Les pourcentages dont il est fait mention, qui tournent autour de 60 % pour des matériels aussi emblématiques que les avions de combat ou les chars Leclerc, ne sont pas satisfaisants.

En outre, on ne peut qu'être inquiet pour l'avenir dès lors qu'il faudra, à la fois, faire face aux coûts considérables consécutifs à de « l'acharnement thérapeutique » sur des matériels hors d'âge tels les véhicules blindés de transport de troupe, et aux coûts liés à l'introduction de nouveaux matériels dont « l'hypersophistication » a pour contrepartie des frais de maintenance exorbitants.

E. VERS UNE BUDGÉTISATION DES OPEX...

La France est présente sur les principaux théâtres d'opérations. Elle déploie 13.324 hommes au 1 er juin 2004, et les récents évènements en Côte d'Ivoire vont sans doute contribuer à une augmentation conséquente de l'effort fourni en la matière et du surcoût pour les armées.

Le coût des OPEX pourrait être prévu en grande partie en loi de finances initiale, on ne parlerait plus alors de « surcoût » qu'en cas de reprise d'un foyer d'instabilité ou d'ouverture de nouvelles hostilités dans un pays.

Votre rapporteur spécial se félicite de ce que le présent gouvernement ait rompu avec la pratique antérieure consistant à faire financer en exécution les coûts supplémentaires liés aux opérations extérieures (OPEX) par des annulations de dépenses en capital en lois de finances rectificatives .

En 2004, le financement des OPEX devrait être assuré en grande partie par l'ouverture de crédits en loi de finances rectificative.

En 2005, 75,6 millions d'euros de mesures nouvelles sont prévues pour le financement des OPEX par le projet de loi de finances initiale pour 2005. Si l'on ajoute la dotation de 24,39 millions d'euros tendant au financement des rémunérations des forces stationnées de manière permanente en Afrique, ce sont près de 100 millions d'euros qui sont inscrits au budget pour 2005 au titre des OPEX.

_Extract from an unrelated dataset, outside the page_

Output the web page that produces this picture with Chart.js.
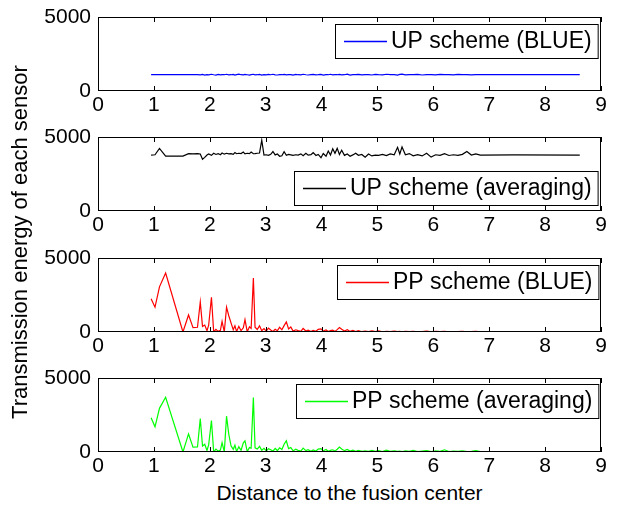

Ce n'est pas encore suffisant au regard des 650 millions d'euros que devraient coûter les OPEX en 2004, et encore s'agit-il d'une estimation datant de juillet 2004, et ne prenant pas en compte les récents évènements. Néanmoins, votre rapporteur spécial salue l'effort réalisé cette année, qui va dans le sens d'une meilleure gestion des crédits du ministère de la défense et d'une plus grande sincérité budgétaire.